Designing effective review interfaces
A review queue that takes three minutes per item will not keep up with a system generating 500 items per hour. Efficient review interfaces share these characteristics:
- All relevant context on one screen — no switching between systems
- Keyboard shortcuts for common actions — approve, reject, escalate
- Clear display of model confidence and evidence — not just the output
- Progress indicators — reviewers need to know how large the queue is
Escalation paths
Not all human reviewers are equal. Define at least two escalation levels:
- Tier 1 reviewer — handles routine review at high volume
- Tier 2 expert — handles edge cases, disagreements, and policy questions
Escalation should be a single click, not a manual hand-off process.
Audit trails
Every automated decision, every human override, and every escalation should be logged with:
- The input data hash (not raw data, to protect privacy)
- The model's prediction and confidence score
- The reviewer's identity and decision
- A timestamp
Audit logs are the evidence layer for compliance, debugging, and model improvement.

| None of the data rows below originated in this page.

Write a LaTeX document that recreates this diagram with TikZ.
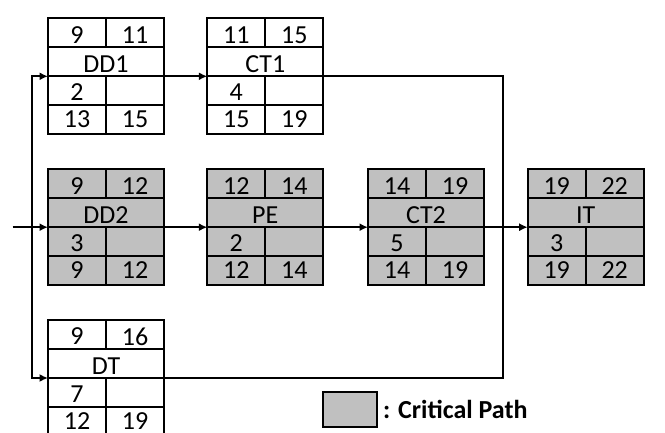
\documentclass[tikz,border=0pt]{standalone}
\usepackage{fontspec}
\setmainfont{Carlito}
\usetikzlibrary{arrows.meta}

\definecolor{critgray}{RGB}{192,192,192}

\tikzset{
  actbox/.style={draw, line width=1.9pt, minimum width=116pt, minimum height=116pt,
    inner sep=0pt, outer sep=0pt},
  critical/.style={fill=critgray},
  cellline/.style={line width=1.9pt},
  celltext/.style={font=\fontsize{26}{30}\selectfont, inner sep=0pt},
  link/.style={line width=1.6pt, -{Latex[length=8.5pt,width=8pt]}},
  plainlink/.style={line width=1.6pt},
}

% #1 name, #2 style, #3 centre, #4 ES, #5 EF, #6 label, #7 duration, #8 LS, #9 LF
\newcommand{\activity}[9]{
  \node[actbox,#2] (#1) at (#3) {};
  \draw[cellline]
    ([yshift=29pt]#1.west) -- ([yshift=29pt]#1.east)
    (#1.west) -- (#1.east)
    ([yshift=-29pt]#1.west) -- ([yshift=-29pt]#1.east)
    (#1.north) -- ([yshift=29pt]#1.center)
    (#1.center) -- (#1.south);
  \node[celltext] (#1-es)  at ([xshift=-29pt,yshift=41.5pt]#1.center) {#4};
  \node[celltext] (#1-ef)  at ([xshift=29pt,yshift=41.5pt]#1.center)  {#5};
  \node[celltext] (#1-lab) at ([yshift=12pt]#1.center)                {#6};
  \node[celltext] (#1-dur) at ([xshift=-29pt,yshift=-16pt]#1.center)  {#7};
  \node[celltext] (#1-ls)  at ([xshift=-29pt,yshift=-43pt]#1.center)  {#8};
  \node[celltext] (#1-lf)  at ([xshift=29pt,yshift=-43pt]#1.center)   {#9};
}

\begin{document}
\begin{tikzpicture}[x=1pt,y=1pt]
  \clip (0,0) rectangle (665,-433);

  % ACTIVITIES
  \activity{dd1}{}{106,-76.3}{9}{11}{DD1}{2}{13}{15}
  \activity{ct1}{}{265.3,-76.3}{11}{15}{CT1}{4}{15}{19}
  \activity{dd2}{critical}{106,-227.2}{9}{12}{DD2}{3}{9}{12}
  \activity{pe}{critical}{265.3,-227.2}{12}{14}{PE}{2}{12}{14}
  \activity{ct2}{critical}{426,-227.2}{14}{19}{CT2}{5}{14}{19}
  \activity{it}{critical}{585.7,-227.2}{19}{22}{IT}{3}{19}{22}
  \activity{dt}{}{106,-378}{9}{16}{DT}{7}{12}{19}

  % ARROWS
  \coordinate (start) at (12.5,-227.2);
  \coordinate (split) at (32,0);
  \coordinate (merge) at (502.7,0);

  \draw[link] (start) -- (dd2.west);
  \draw[link] (split |- dd2.west) |- (dd1.west);
  \draw[link] (split |- dd2.west) |- (dt.west);

  \draw[link] (dd1.east) -- (ct1.west);
  \draw[link] (dd2.east) -- (pe.west);
  \draw[link] (pe.east) -- (ct2.west);
  \draw[link] (ct2.east) -- (it.west);

  \draw[plainlink] (ct1.east) -| (merge |- dt.east) -- (dt.east);

  % LEGEND
  \node[draw, line width=1.9pt, fill=critgray, minimum width=54pt, minimum height=35.6pt,
    inner sep=0pt, outer sep=0pt] (legendbox) at (350.3,-409.5) {};
  \node[anchor=west, inner sep=0pt, font=\bfseries\fontsize{26}{30}\selectfont]
    (legendtext) at ([xshift=5.7pt]legendbox.east) {: Critical Path};
\end{tikzpicture}
\end{document}
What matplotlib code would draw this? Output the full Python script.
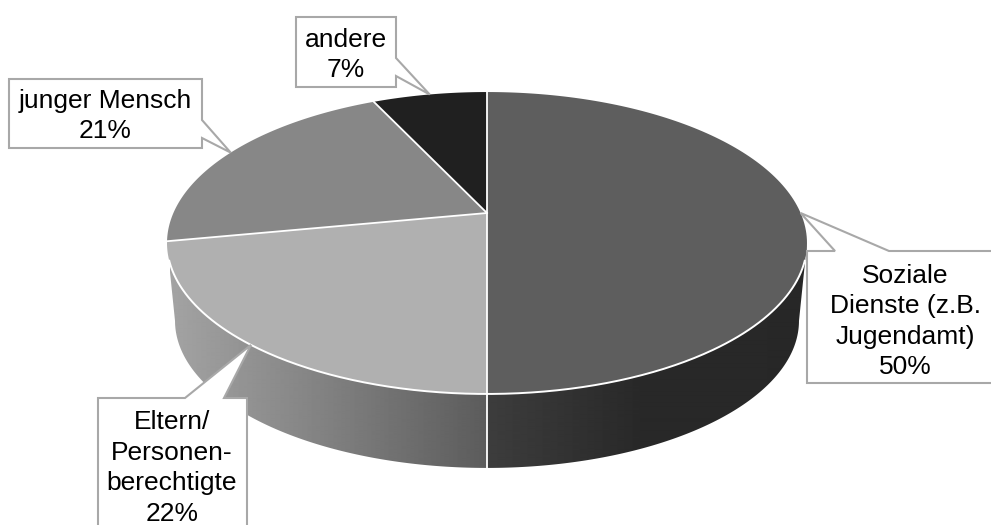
import numpy as np
import matplotlib
matplotlib.use('Agg')
import matplotlib.pyplot as plt
from matplotlib.patches import Polygon

etiquetas = ['Soziale\nDienste (z.B.\nJugendamt)', 'Eltern/\nPersonen-\nberechtigte', 'junger Mensch', 'andere']
valores = [50, 22, 21, 7]
colores = ['#5e5e5e', '#b0b0b0', '#878787', '#202020']

# caja de cada etiqueta: izquierda, arriba, derecha, abajo, y base de la flecha
cajas = [(807, 251, 1000, 383), (98, 398, 247, 540), (9, 79, 202, 148), (296, 17, 396, 87)]
bases = [((889, 251), (835, 251)), ((224, 398), (185, 398)), ((202, 138), (202, 120)), ((396, 76), (396, 58))]
lados = ['top', 'top', 'right', 'right']
textos_xy = [(905, 321.5), (172, 468), (105, 116), (346, 55)]

plt.rcParams['font.family'] = ['Liberation Sans', 'DejaVu Sans']

# geometria de la perspectiva (pixeles)
cx, cy = 487, 213
k = 0.1987
a, b = 145, 313.6
escala_base, salto_base = 0.975, 78.5


def borde(f):
    # fraccion de la vuelta (horario desde arriba) a punto en la tapa
    ang = 2 * np.pi * np.asarray(f, dtype=float)
    u, v = np.sin(ang), np.cos(ang)
    d = 1 + k * v
    return cx + b * u / d, cy - a * v / d


def borde_inferior(f):
    x, y = borde(f)
    return cx + (x - cx) * escala_base, cy + (y - cy) * escala_base + salto_base


def pared(ax, f0, f1, x_grad, gris):
    t = np.linspace(f0, f1, 200)
    xs, ys = borde(t)
    xi, yi = borde_inferior(t[::-1])
    poly = Polygon(np.column_stack([np.r_[xs, xi], np.r_[ys, yi]]), closed=True, fc='none', ec='none')
    ax.add_patch(poly)
    grad = np.interp(np.arange(x_grad[0], x_grad[-1]), x_grad, gris)[None, :]
    im = ax.imshow(grad, cmap='gray', vmin=0, vmax=1, aspect='auto', interpolation='bilinear',
                   extent=(x_grad[0], x_grad[-1], 480, 230), zorder=1)
    im.set_clip_path(poly)


fig = plt.figure(figsize=(9.91, 5.25), dpi=100)
ax = fig.add_axes([0, 0, 1, 1])

pared(ax, 0.5, 0.718, [170, 300, 487], [0.64, 0.53, 0.36])
pared(ax, 0.282, 0.5, [487, 640, 810], [0.24, 0.16, 0.155])

fracciones = np.cumsum([0] + valores) / sum(valores)

for i in range(len(valores)):
    t = np.linspace(fracciones[i], fracciones[i + 1], 150)
    xs, ys = borde(t)
    ax.fill(np.r_[cx, xs], np.r_[cy, ys], color=colores[i], lw=0, zorder=2)

# radios blancos y borde frontal
for f in fracciones[:-1]:
    xs, ys = borde(f)
    ax.plot([cx, xs], [cy, ys], color='white', lw=1.3, zorder=3)
t = np.linspace(0.30, 0.70, 300)
ax.plot(*borde(t), color='white', lw=1.4, zorder=3)
ax.plot([cx, cx], [borde(0.5)[1], borde_inferior(0.5)[1]], color='white', lw=1.3, zorder=3)

# etiquetas con flecha al punto medio de cada porcion
for i in range(len(valores)):
    izq, arr, der, aba = cajas[i]
    punta = borde((fracciones[i] + fracciones[i + 1]) / 2)
    b0, b1 = bases[i]
    if lados[i] == 'top':
        pts = [(izq, arr), b1, punta, b0, (der, arr), (der, aba), (izq, aba)]
    else:
        pts = [(izq, arr), (der, arr), b1, punta, b0, (der, aba), (izq, aba)]
    ax.add_patch(Polygon(pts, closed=True, fc='white', ec='#a8a8a8', lw=1.5, zorder=4, joinstyle='miter'))
    ax.text(textos_xy[i][0], textos_xy[i][1], f'{etiquetas[i]}\n{valores[i]}%', ha='center', va='center',
            ma='center', fontsize=19, linespacing=1.34, color='black', zorder=5)

ax.set_xlim(0, 991)
ax.set_ylim(525, 0)
ax.axis('off')

fig.savefig('out.png', dpi=100, facecolor='white')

When to remove humans from the loop
A system can move toward less human oversight when:
- Error rates have been measured at or below an agreed threshold over a sustained period
- An audit trail shows reviewers are agreeing with the model consistently
- A fallback path is in place for edge cases
- Stakeholders have signed off on the risk tolerance
Remove oversight gradually — shift the confidence threshold first, then reduce sampling, then consider full automation of the subset of cases that meet strict criteria.
Conclusion
Human-in-the-loop is not a temporary workaround. It is the right architecture for any AI system that touches consequential decisions. Design it well and it becomes the fastest path to full automation: the feedback it generates improves the model until oversight is genuinely no longer needed.